Page Faults: Shows the average number of pages faulted per second. It is measured in numbers of pages faulted; because only one page is faulted in each fault operation, this is also equal to the number of page fault operations. Since a page fault takes something along the lines of 200,000 times longer than a dram access, a large number of page faults indicates that a memory upgrade would improve performance. Having said that, it is not possible to eliminate page faults completely. There will always be a baseline of such activity. I have 1 gig of ram with 700+ meg of memory available, and there are still page faults.

File Cache: This shows the percentage of read requests that were satisfied from the file cache and did not require a physical disk read. The lines between Physical RAM and Physical disk are blurred by the use of virtual memory, on the one hand, and the File Cache on the other. Windows maintains a cache for disk files in physical memory. Windows adjusts the size of this cache based on system workload and physical memory installed, and it represents another benefit from having a lot of physical memory.

The dark side of this is the "lazy-write" aspect of the file cache. If the power goes out while a disk write is in cache but has not been committed to disk, that update will be lost. This is one of the reasons to have a UPS and do the time-consuming software shutdown of Windows, as the cache is then flushed to disk.

Disk Drive: number, name, percent busy, and bytes per second: Each physical drive is numbered starting from 0, the logical drive letters it contains are shown (to the extent that they fit on the width of the gauge). Since the performance constraint in a hard drive is the physical movement of the actuator, it is of little interest to measure the activity by logical drive.

As with the processor, busyness in and of itself is not a bad thing. The busier a disk gets, however, the more likely it is that it will not be able to keep up with I/O requests. As with the CPU, this counter will tell you if your disks are not being stressed at all, but the better indicator of possible trouble is the size of the disk queue. I also show the rate of bytes per second that the disk is handling, which will give you an idea of the data volumes being moved.

Disk Drive: Disk Queue Shows the average number of write requests that were queued for the selected disk during the sample interval.This is an indicator that the disk drive is not able to keep up with the workload, and due to its slowness relative to the rest of the system, such delays are particularly costly. If queing is accompanied by a high level of page faults or file cache misses, additional memory may prove more helpful than a disk upgrade.

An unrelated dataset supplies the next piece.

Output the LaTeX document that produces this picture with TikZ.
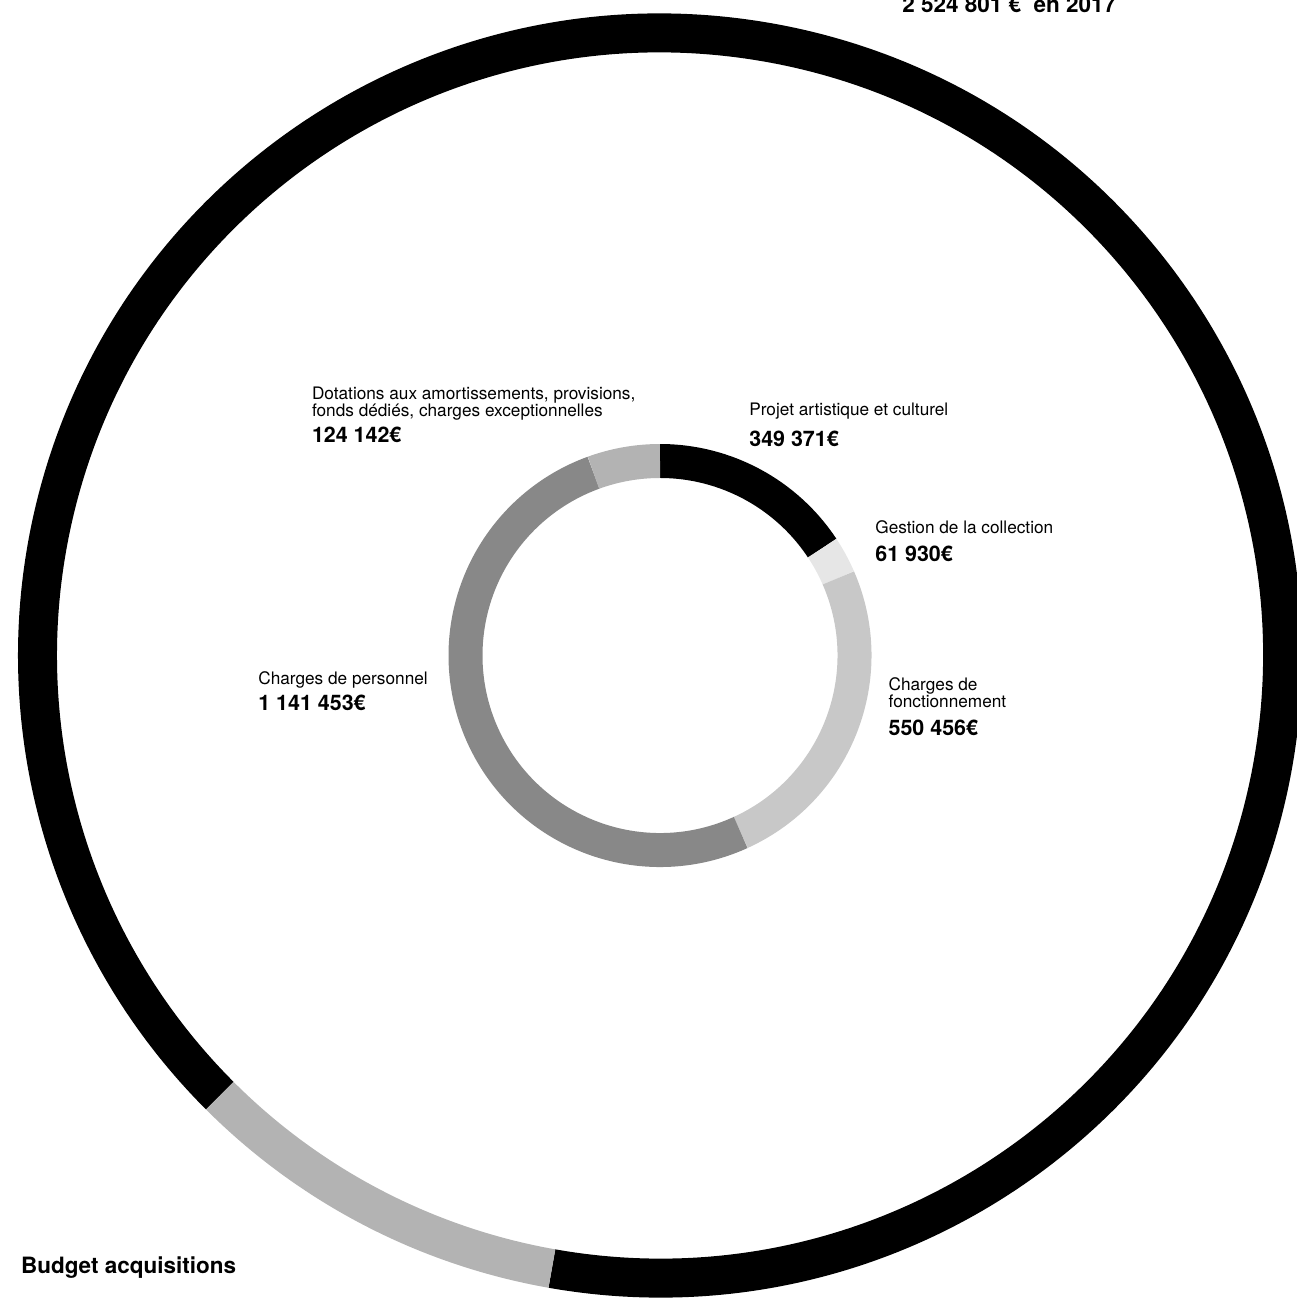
\documentclass[tikz,border=0pt]{standalone}
\usepackage{fontspec}
\setmainfont{TeX Gyre Heros}
\usepackage{xcolor}
\usetikzlibrary{positioning}

\definecolor{grisclair}{HTML}{E6E6E6}
\definecolor{grismoyen}{HTML}{C8C8C8}
\definecolor{grisfonce}{HTML}{888888}
\definecolor{grisacq}{HTML}{B3B3B3}

\tikzset{
  poste/.style={anchor=base west, inner sep=0pt, align=left, font=\fontsize{9.8}{9.7}\selectfont},
  montant/.style={anchor=base west, inner sep=0pt, font=\fontsize{12.2}{14}\selectfont\bfseries},
  titre/.style={anchor=base west, inner sep=0pt, font=\fontsize{12.8}{15}\selectfont\bfseries},
  anneau/.style={line width=0.78cm},
  couronne/.style={line width=0.68cm}
}

\begin{document}
\begin{tikzpicture}[x=0.02cm, y=0.02cm]
    \useasboundingbox (-660,-642.5) rectangle (637,655.5);

    % Outer ring: total budget
    \draw[anneau, black] (260:622.5) arc[start angle=260, end angle=585, radius=622.5];
    \draw[anneau, grisacq] (225:622.5) arc[start angle=225, end angle=260, radius=622.5];

    % Inner ring: split of the expenses
    \foreach \a/\b/\c in {90/33.5/black, 33.5/23.5/grisclair, 23.5/-65.5/grismoyen, -65.5/-250/grisfonce, 110/90/grisacq}
        \draw[couronne, \c] (\a:194.5) arc[start angle=\a, end angle=\b, radius=194.5];

    % Labels
    \node[titre] (total) at (242,643.2) {2 524 801 €~ en 2017};
    \node[titre] (acquis) at (-639.3,-617.8) {Budget acquisitions};

    \node[poste] (dotations) at (-348.3,238.8) {Dotations aux amortissements, provisions,\\fonds dédiés, charges exceptionnelles};
    \node[montant] (dotationsval) at (-348.3,212.5) {124 142€};

    \node[poste] (projet) at (89,239.8) {Projet artistique et culturel};
    \node[montant] (projetval) at (89,208.8) {349 371€};

    \node[poste] (gestion) at (215,122.2) {Gestion de la collection};
    \node[montant] (gestionval) at (215,93.8) {61 930€};

    \node[poste] (personnel) at (-402,-28.5) {Charges de personnel};
    \node[montant] (personnelval) at (-402,-54.5) {1 141 453€};

    \node[poste] (fonct) at (228.3,-51.8) {Charges de\\fonctionnement};
    \node[montant] (fonctval) at (228.3,-79.5) {550 456€};
\end{tikzpicture}
\end{document}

Net Card, Loopback: Since the network card can also consume PCI bus bandwidth, I added this gauge which measures the TCP bytes per second. There will be an indicator for each physical network card, and one for the TCP loopback device. The loopback device is not a physical device, but I wanted to see what it is doing to get a better idea of whether it impacts performance. The first line under the gauge shows what Windows has identified as the card's data rate. I have a 10/100 card, and it shows 95. I don't have any more details in how that number is calculated.